I have to be careful to water the front garden every day. I usually dump two water pails on it, most of which goes to the raspberries. Since the garden is south facing and narrow against brick, it’s a hot place and the flowers and raspberries need a lot of hydration.

My romaine is going positively gangbusters. The spinach bolted at the first sign of heat (sigh), but the romaine just keeps on going. We’ve had a number of salads from the romaine patch now! Those salads always taste fabulous because about five minutes before they were eaten the lettuce was still in the ground.

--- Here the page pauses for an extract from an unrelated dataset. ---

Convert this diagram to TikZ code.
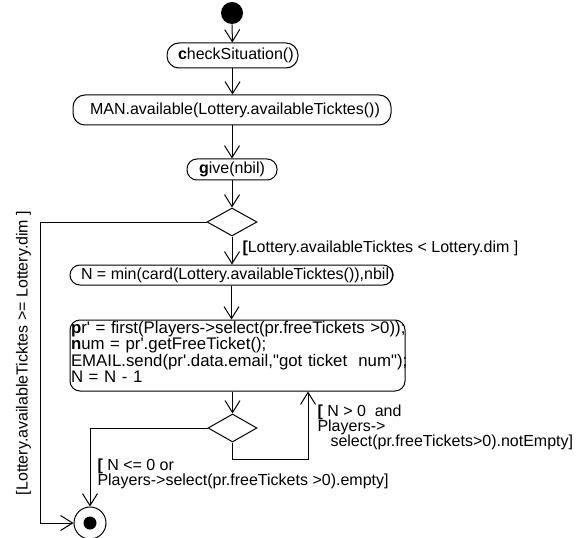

The rhubarb is still growing like the giant beast it is. I had to somewhat decapitate it yesterday because it was shading out the beans. The carrots, which I’ve gradually thinned, seem to be growing well. When I thinned yesterday, I pulled out some tiny carrot nublets. Despite being only a centimeter or two long, they were delicious and orange! I thinned the onions again, as well as the rainbow chard. The pumpkins and squash I planted must have drowned in the couple long rains we got a few days after I planted. Alas, they wouldn’t have made it anyway, I don’t think. Too short a growing season.

Raspberries and romaine from the garden.

I also toddled up the street a few houses to snap some photos of a neighbor’s flower garden. It’s really quite beautiful. The folks who live in the house must have the garden planted in a succession because there are have been flowers there since May and they’re always changing.

These red and yellow sunflowers are called Velvet Queens. The pretty white butterfly was having a heyday amidst these beauties. In addition to the Velvet Queens, the neighbor’s garden has some great orange lilies, but I’d have to go up the stairs and into the garden to gets good shots of those and well, that’s creepy.

The neighbor’s garden.

In other news, my husband and I are moving about an hour east Friday. We’re moving so we can both go to school. Shawn will be doing most of the commuting, but I’ll be taking a free bus to campus. I’m so excited for school to start! I am so NOT excited to move. The only thing that’s really keeping me going on the packing process is the knowledge that the new apartment has a dishwasher, washer and dryer. Amenities I’ve lived without for four years. It’s time to rejoin modern society. Huzzah! I’m sad to be leaving the garden behind, but we’re planning some veggies raids later on in the season. On the positive side, though our new apartment doesn’t have a yard or space for a garden, we’ve already located a community garden nearby that I hope to join.

I hope your gardening this summer has been successful and delicious!